Milieu/Environment: The laboratory. It must be compliant in order to obtain repeatable and reproducible results. A good example of a non-compliant environment is a laboratory that is not climate controlled or is poorly climate controlled. Most analyses are sensitive to temperature variations. It makes little sense to invest in a laboratory to ultimately obtain poor results due to ineffective control of environmental conditions.
Material: The sample to be tested. The method of taking a representative sample would undoubtedly deserve a complete and additional note. The challenge is that it must be representative of the quality of the batch tested. The smaller the sample to be tested (a few grams), and the larger its source (a few tons), the more care must be taken in sampling. Once the sample has arrived at the laboratory, it must be maintained in the proper conditions (temp, humidity, etc.) if it is not tested immediately, and it must not be tested directly out of refrigeration, for example.
Machines: The apparatus that will be used to obtain the results. It will be necessary to make sure that this is well suited to carry out the measurement with the required precision (the choice of equipment is important). It is then necessary to ensure constant monitoring with external reference samples used to establish customized control charts that make it possible to check that the apparatus is correctly calibrated and that there is no deviation in the results. It is important to prepare a preventive maintenance schedule in order to avoid deviations in results which are sure to occur and to avoid service interruptions due to breakdowns from wear and tear.

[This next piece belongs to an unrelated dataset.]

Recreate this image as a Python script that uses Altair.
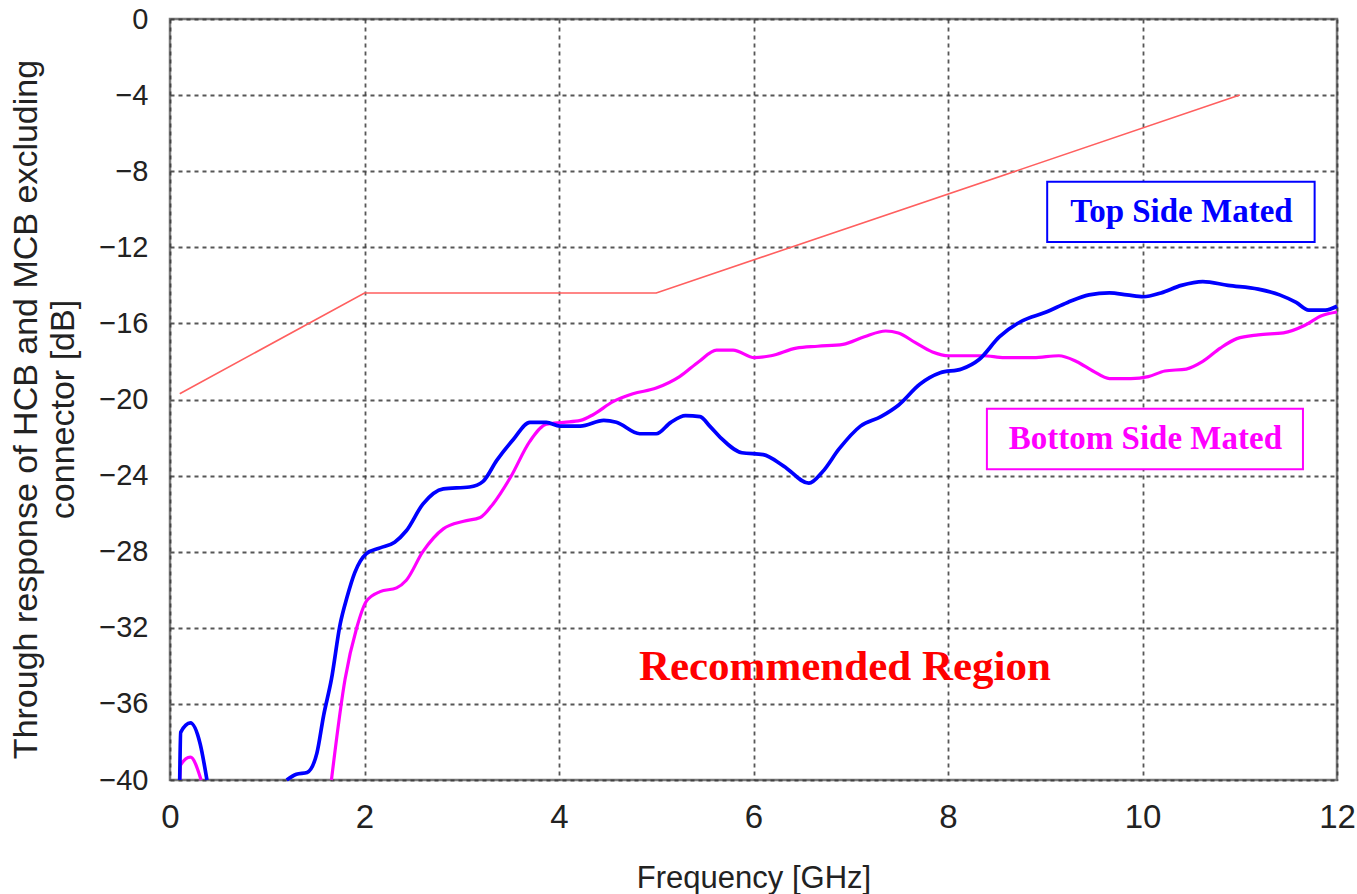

Method: very often this is the standard (see the article "Standardization"). If there is no standard, it will be a user manual. Whatever the case may be, it is necessary to follow the method and not allow "adaptations", to not pass "tricks" from one operator to another, because the more the quality of the result depends on the know-how of the operator, the more the company takes risks in the event of his/her departure. If it is decided to use an "in-house" method (which is quite possible if it is properly described and, therefore, feasible in the same way by several operators), this method must make sense. For example, it makes no sense to carry out rheological analyses on flour obtained from dry, unconditioned wheat (see "Preparation of wheat for grinding").

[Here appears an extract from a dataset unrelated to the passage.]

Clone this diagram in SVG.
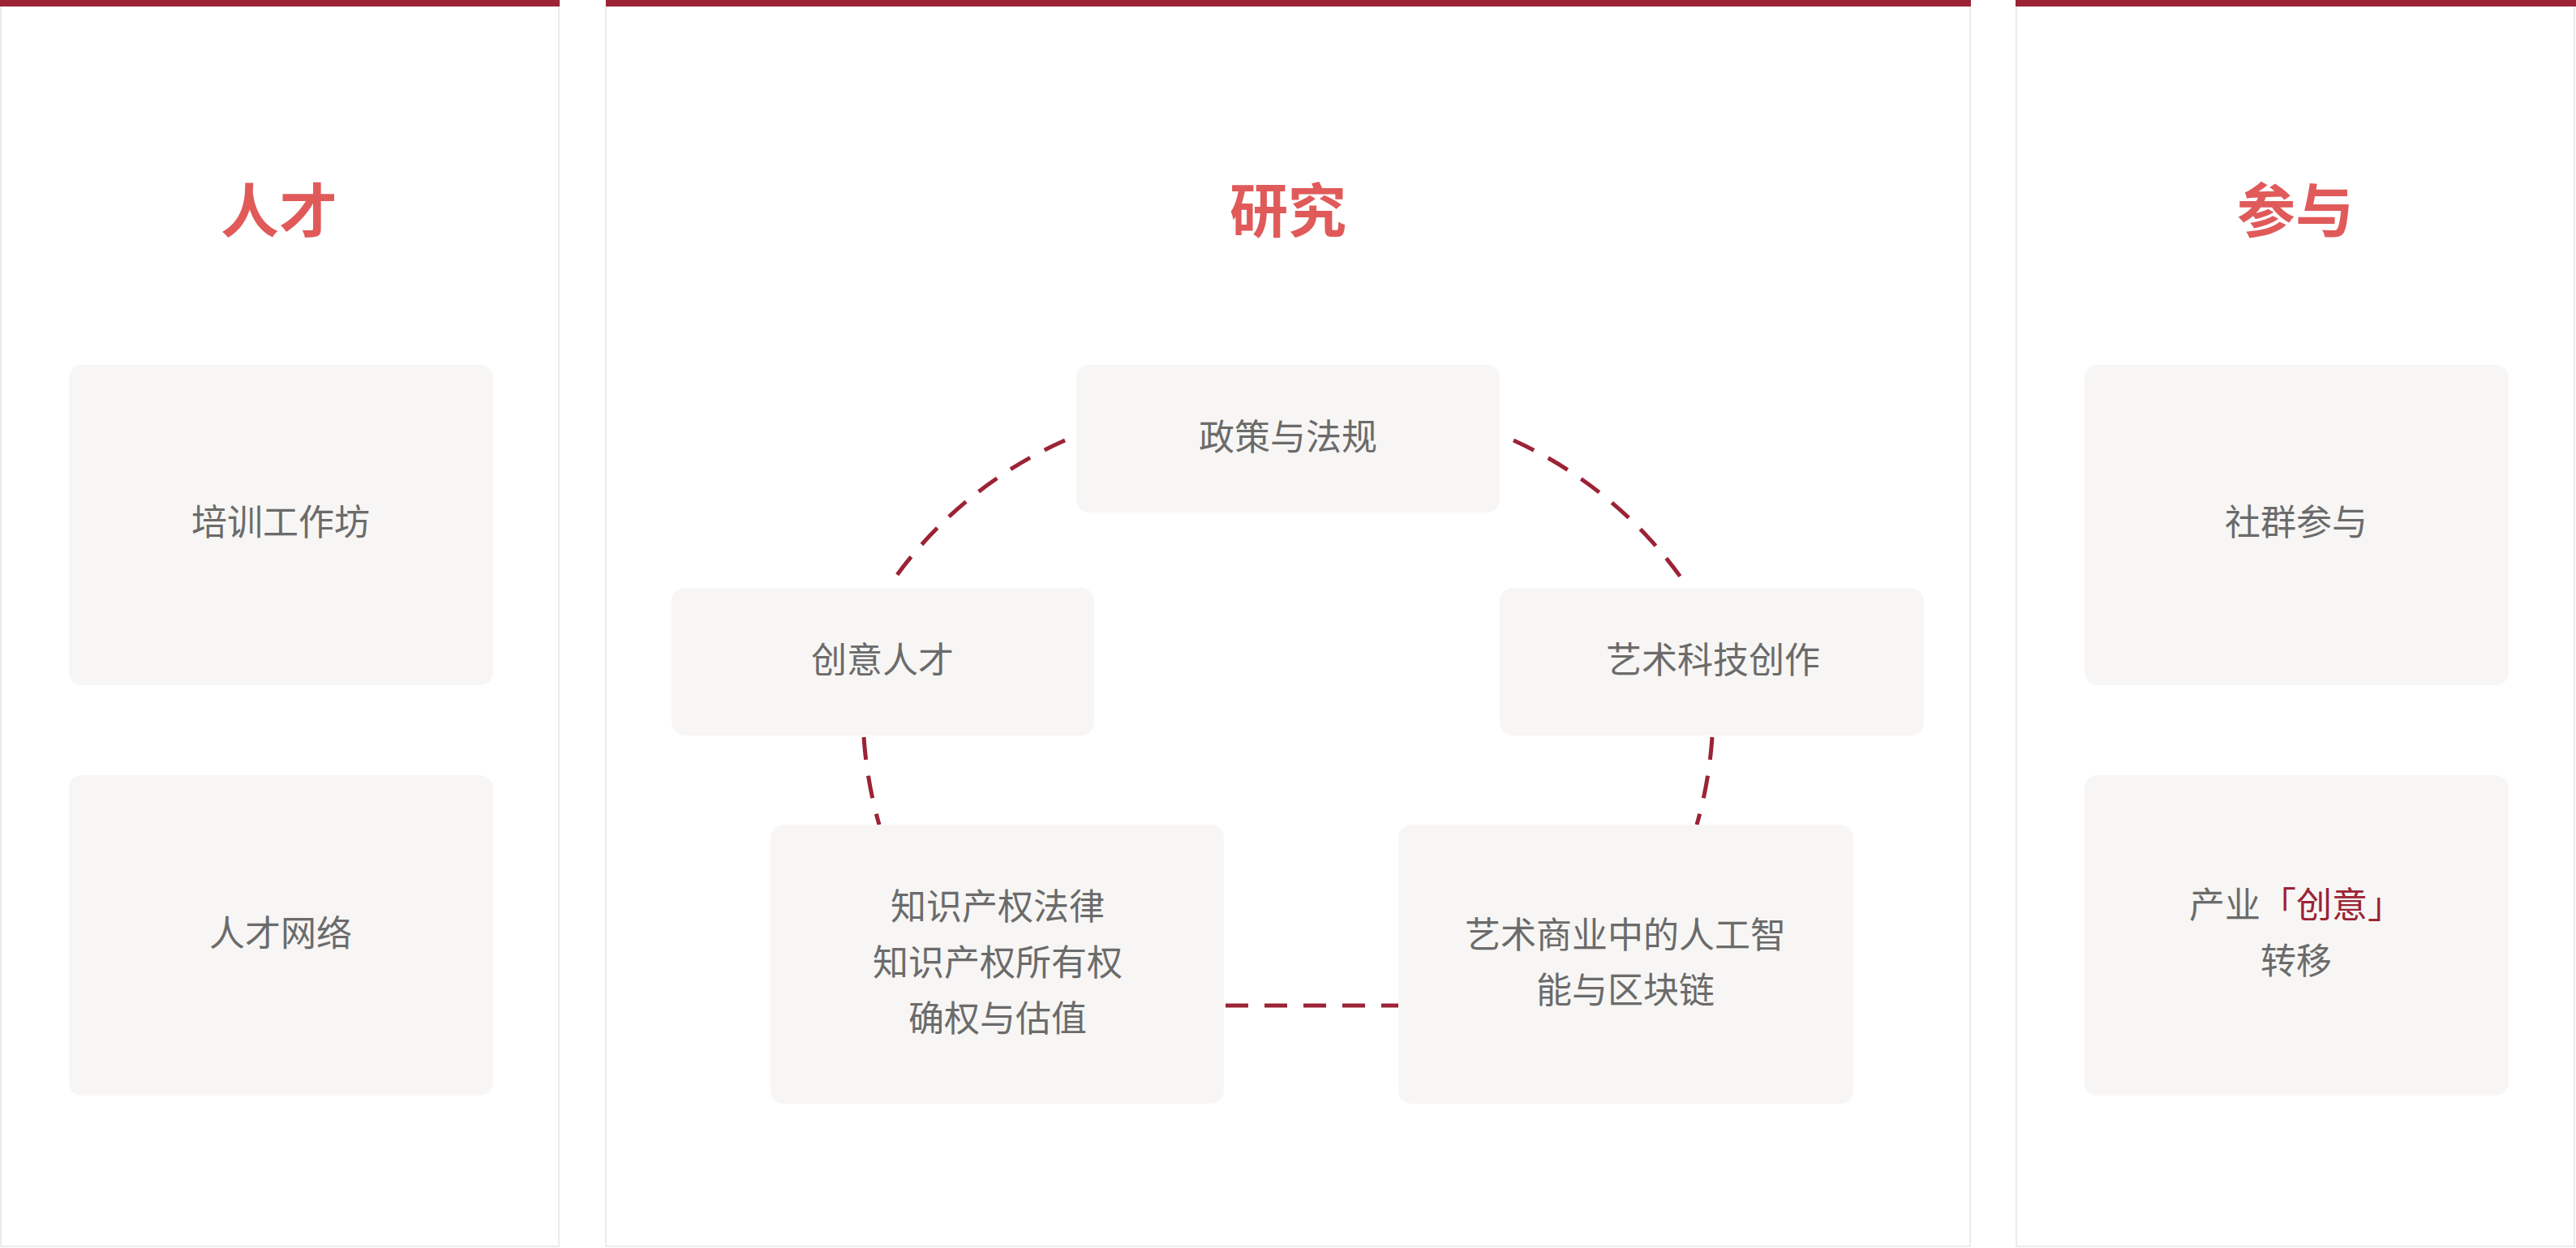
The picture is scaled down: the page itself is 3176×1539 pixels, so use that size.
<svg xmlns="http://www.w3.org/2000/svg" width="3176" height="1539" viewBox="0 0 3176 1539">
<style>
.panel{fill:#fff;stroke:#ebebeb;stroke-width:2}
.bar{fill:#9b2335}
.box{fill:#f7f6f4}
.title{font-family:"Noto Sans CJK SC",sans-serif;font-weight:700;font-size:72px;fill:#e05a5a;text-anchor:middle}
.t{font-family:"Noto Sans CJK SC",sans-serif;font-size:44px;fill:#6b6b6b;text-anchor:middle;dominant-baseline:middle}
.hl{fill:#9b2335}
.c{fill:none;stroke:#9b2335;stroke-width:5;stroke-dasharray:28 20}
</style>
<rect width="3176" height="1539" fill="#fff"/>
<g id="panel-talent">
<rect class="panel" x="1" y="1" width="688" height="1536"/>
<rect class="bar" x="0" y="0" width="690" height="8"/>
<text class="title" x="344" y="286">人才</text>
</g>
<g id="panel-research">
<rect class="panel" x="747" y="1" width="1682" height="1536"/>
<rect class="bar" x="747" y="0" width="1683" height="8"/>
<text class="title" x="1588" y="286">研究</text>
</g>
<g id="panel-engage">
<rect class="panel" x="2486" y="1" width="688" height="1536"/>
<rect class="bar" x="2485" y="0" width="691" height="8"/>
<text class="title" x="2830" y="286">参与</text>
</g>
<g id="connectors">
<path class="c" d="M1313,543 A516,516 0 0 0 1096,723"/>
<path class="c" d="M1866,543 A516,516 0 0 1 2080,723"/>
<path class="c" d="M1065,909 A516,516 0 0 0 1084,1017"/>
<path class="c" d="M2111,909 A516,516 0 0 1 2092,1017"/>
<path class="c" d="M1511,1240 L1724,1240"/>
</g>
<g id="n-workshop"><rect class="box" x="85" y="450" width="523" height="395" rx="16"/><text class="t" x="346" y="648">培训工作坊</text></g>
<g id="n-network"><rect class="box" x="85" y="956" width="523" height="395" rx="16"/><text class="t" x="346" y="1155">人才网络</text></g>
<g id="n-community"><rect class="box" x="2570" y="450" width="523" height="395" rx="16"/><text class="t" x="2831" y="648">社群参与</text></g>
<g id="n-transfer"><rect class="box" x="2570" y="956" width="523" height="395" rx="16"/><text class="t" x="2831" y="1120">产业<tspan class="hl">「创意」</tspan></text><text class="t" x="2831" y="1189">转移</text></g>
<g id="n-policy"><rect class="box" x="1327" y="450" width="522" height="182" rx="16"/><text class="t" x="1588" y="543">政策与法规</text></g>
<g id="n-creative"><rect class="box" x="828" y="725" width="521" height="182" rx="16"/><text class="t" x="1088" y="818">创意人才</text></g>
<g id="n-arttech"><rect class="box" x="1849" y="725" width="523" height="182" rx="16"/><text class="t" x="2112" y="818">艺术科技创作</text></g>
<g id="n-ip"><rect class="box" x="950" y="1017" width="559" height="344" rx="16"/><text class="t" x="1230" y="1122">知识产权法律</text><text class="t" x="1230" y="1191">知识产权所有权</text><text class="t" x="1230" y="1260">确权与估值</text></g>
<g id="n-ai"><rect class="box" x="1724" y="1017" width="561" height="344" rx="16"/><text class="t" x="2004" y="1157">艺术商业中的人工智</text><text class="t" x="2004" y="1225">能与区块链</text></g>
</svg>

Manpower: the person(s) who performs the analysis. The bottom line is that he/she must be properly trained by experts. This will have the advantage of preventing technicians from "sharing" bad habits or teaching others to ignore the method.
This may all seem very rigid, but we must remember the challenges of effective quality control. Even if it only involves recording figures in a notebook without further repercussions, that could still be conceived. But if the objective is to ensure that a flour will make it possible to obtain a finished product that makes customers stay loyal to a brand, then the financial stakes involved argue for rigor.

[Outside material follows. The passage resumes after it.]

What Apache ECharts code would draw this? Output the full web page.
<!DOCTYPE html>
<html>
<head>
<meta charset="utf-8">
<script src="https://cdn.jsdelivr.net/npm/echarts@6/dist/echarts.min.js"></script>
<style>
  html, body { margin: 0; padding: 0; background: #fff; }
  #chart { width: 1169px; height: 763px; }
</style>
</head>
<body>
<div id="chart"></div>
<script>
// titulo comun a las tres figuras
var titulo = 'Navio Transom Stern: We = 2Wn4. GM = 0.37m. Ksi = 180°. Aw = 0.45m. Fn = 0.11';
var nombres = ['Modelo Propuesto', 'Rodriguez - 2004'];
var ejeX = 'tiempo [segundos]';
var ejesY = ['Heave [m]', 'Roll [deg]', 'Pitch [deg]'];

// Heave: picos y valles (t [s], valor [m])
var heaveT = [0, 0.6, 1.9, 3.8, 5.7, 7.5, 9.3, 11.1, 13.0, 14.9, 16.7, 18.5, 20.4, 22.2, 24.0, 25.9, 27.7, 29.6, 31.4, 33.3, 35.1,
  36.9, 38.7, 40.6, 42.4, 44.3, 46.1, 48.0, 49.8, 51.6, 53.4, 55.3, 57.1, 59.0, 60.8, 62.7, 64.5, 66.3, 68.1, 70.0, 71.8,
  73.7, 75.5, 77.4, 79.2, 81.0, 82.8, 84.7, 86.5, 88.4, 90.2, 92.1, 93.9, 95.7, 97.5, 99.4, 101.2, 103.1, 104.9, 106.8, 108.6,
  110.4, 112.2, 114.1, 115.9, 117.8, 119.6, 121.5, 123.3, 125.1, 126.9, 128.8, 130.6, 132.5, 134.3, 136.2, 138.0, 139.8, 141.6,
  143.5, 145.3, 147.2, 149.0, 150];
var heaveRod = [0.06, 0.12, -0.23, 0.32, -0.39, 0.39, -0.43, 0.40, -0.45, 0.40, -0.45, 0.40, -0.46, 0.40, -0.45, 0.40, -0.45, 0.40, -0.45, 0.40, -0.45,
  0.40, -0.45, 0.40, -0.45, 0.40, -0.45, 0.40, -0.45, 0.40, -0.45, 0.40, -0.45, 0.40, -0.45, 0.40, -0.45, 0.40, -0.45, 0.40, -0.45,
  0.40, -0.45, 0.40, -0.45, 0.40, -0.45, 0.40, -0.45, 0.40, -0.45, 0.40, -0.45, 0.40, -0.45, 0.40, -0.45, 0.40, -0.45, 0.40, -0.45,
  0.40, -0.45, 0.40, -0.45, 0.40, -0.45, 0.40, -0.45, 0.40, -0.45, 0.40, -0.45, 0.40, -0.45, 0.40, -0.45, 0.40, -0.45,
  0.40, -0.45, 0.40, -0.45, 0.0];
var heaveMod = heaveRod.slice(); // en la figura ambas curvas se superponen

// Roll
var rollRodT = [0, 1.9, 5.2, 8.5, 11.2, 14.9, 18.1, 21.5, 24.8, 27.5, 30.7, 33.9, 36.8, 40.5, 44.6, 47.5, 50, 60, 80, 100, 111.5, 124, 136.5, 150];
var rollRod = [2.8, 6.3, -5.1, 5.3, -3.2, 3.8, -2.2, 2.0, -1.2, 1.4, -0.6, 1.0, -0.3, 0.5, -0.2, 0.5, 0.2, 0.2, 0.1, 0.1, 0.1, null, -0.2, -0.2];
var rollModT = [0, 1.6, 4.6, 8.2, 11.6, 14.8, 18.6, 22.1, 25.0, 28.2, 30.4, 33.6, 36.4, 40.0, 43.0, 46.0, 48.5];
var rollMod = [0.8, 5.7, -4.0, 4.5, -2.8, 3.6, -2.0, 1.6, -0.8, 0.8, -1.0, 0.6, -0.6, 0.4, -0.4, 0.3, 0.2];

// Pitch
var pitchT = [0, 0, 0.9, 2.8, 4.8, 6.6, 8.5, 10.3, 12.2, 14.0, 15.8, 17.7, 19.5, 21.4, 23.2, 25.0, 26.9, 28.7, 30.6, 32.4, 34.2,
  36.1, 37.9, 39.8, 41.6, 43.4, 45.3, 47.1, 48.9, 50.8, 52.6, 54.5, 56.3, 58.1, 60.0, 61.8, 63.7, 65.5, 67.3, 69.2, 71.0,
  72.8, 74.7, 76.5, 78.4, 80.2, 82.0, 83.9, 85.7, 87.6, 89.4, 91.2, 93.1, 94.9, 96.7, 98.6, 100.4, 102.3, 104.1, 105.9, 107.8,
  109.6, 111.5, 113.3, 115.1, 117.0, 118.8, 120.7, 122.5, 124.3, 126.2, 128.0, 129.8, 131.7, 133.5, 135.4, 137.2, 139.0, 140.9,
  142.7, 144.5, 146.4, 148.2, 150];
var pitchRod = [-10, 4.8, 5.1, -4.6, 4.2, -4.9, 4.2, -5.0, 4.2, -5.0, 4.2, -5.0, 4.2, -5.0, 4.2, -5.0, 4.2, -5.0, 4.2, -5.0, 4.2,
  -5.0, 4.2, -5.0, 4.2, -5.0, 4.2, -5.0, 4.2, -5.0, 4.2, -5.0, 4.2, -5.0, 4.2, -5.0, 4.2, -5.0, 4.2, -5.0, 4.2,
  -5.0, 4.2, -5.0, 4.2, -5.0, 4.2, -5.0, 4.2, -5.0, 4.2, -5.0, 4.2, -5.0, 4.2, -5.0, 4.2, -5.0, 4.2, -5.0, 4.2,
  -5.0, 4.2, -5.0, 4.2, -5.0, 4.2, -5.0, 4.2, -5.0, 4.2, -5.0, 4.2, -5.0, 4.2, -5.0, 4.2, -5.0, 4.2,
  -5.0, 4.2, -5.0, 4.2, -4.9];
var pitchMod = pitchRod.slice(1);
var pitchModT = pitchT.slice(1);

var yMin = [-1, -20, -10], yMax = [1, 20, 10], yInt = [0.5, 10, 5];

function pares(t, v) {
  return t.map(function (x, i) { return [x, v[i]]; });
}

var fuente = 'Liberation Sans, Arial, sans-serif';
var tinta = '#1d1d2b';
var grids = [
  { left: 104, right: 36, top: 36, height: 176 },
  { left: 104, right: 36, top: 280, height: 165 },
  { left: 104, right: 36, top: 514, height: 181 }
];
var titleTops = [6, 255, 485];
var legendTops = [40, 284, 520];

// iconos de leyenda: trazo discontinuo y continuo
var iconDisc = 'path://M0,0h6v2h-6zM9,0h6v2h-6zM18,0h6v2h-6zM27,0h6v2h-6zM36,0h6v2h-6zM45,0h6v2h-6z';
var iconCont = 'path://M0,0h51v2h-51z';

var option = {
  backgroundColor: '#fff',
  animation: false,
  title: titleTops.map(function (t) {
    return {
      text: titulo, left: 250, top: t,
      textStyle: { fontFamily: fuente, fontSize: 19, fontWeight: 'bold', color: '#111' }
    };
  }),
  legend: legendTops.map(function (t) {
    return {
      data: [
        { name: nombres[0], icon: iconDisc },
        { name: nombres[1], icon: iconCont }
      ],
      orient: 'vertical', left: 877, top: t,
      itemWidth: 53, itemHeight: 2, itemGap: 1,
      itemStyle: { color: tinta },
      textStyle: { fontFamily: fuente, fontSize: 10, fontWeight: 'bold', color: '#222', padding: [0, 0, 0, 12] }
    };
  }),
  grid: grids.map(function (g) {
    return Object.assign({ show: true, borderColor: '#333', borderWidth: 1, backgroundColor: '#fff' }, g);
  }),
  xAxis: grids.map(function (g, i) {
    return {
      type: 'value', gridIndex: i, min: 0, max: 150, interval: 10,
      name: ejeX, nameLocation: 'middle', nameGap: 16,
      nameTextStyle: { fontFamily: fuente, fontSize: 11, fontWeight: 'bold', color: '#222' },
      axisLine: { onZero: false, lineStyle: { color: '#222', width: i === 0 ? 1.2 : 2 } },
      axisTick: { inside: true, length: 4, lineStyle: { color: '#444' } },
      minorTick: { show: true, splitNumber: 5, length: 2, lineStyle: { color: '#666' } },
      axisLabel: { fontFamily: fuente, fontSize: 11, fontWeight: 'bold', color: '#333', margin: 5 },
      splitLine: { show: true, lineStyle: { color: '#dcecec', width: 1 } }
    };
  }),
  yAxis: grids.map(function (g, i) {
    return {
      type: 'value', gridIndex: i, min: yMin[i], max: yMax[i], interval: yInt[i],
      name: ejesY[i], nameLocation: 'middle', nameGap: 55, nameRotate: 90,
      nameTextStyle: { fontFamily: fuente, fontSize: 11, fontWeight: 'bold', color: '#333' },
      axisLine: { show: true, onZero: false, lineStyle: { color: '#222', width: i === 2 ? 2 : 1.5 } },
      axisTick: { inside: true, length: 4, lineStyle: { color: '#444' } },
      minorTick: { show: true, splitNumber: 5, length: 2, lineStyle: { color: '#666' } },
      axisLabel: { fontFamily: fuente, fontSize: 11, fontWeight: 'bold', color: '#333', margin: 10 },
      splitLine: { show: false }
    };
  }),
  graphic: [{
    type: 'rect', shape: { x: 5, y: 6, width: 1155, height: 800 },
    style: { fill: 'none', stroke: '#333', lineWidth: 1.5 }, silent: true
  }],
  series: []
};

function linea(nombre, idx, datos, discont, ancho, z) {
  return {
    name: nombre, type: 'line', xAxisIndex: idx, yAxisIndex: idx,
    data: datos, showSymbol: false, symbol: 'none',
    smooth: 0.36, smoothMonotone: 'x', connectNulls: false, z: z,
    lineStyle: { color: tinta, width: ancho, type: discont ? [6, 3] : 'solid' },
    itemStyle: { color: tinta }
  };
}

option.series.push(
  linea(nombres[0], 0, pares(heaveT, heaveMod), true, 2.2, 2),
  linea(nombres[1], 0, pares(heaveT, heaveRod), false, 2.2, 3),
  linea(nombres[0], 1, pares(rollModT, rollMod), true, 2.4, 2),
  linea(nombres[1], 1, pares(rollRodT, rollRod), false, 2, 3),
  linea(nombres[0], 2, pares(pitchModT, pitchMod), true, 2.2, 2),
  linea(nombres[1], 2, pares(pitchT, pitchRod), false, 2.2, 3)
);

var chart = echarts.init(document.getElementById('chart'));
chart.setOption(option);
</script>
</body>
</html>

Finally, it must be emphasized that quality control is a voluntary and dynamic process. Too often we meet with technicians who say that they implement control “out of obligation.” To be clear, if quality control is seen as an obligation, it is because it is not fulfilling its role. And very often it is because it is not based on the finished product quality dynamic à raw material (described in the previous paragraph). There may have been a time when this feeling of performing analyses out of obligation was true. At a time when quality control was more often viewed as "avoiding trouble" instead of as a way to stand out. This is no longer true today, provided that you think differently and establish quality control based on the benefits it can bring to the business rather than constraints on suppliers.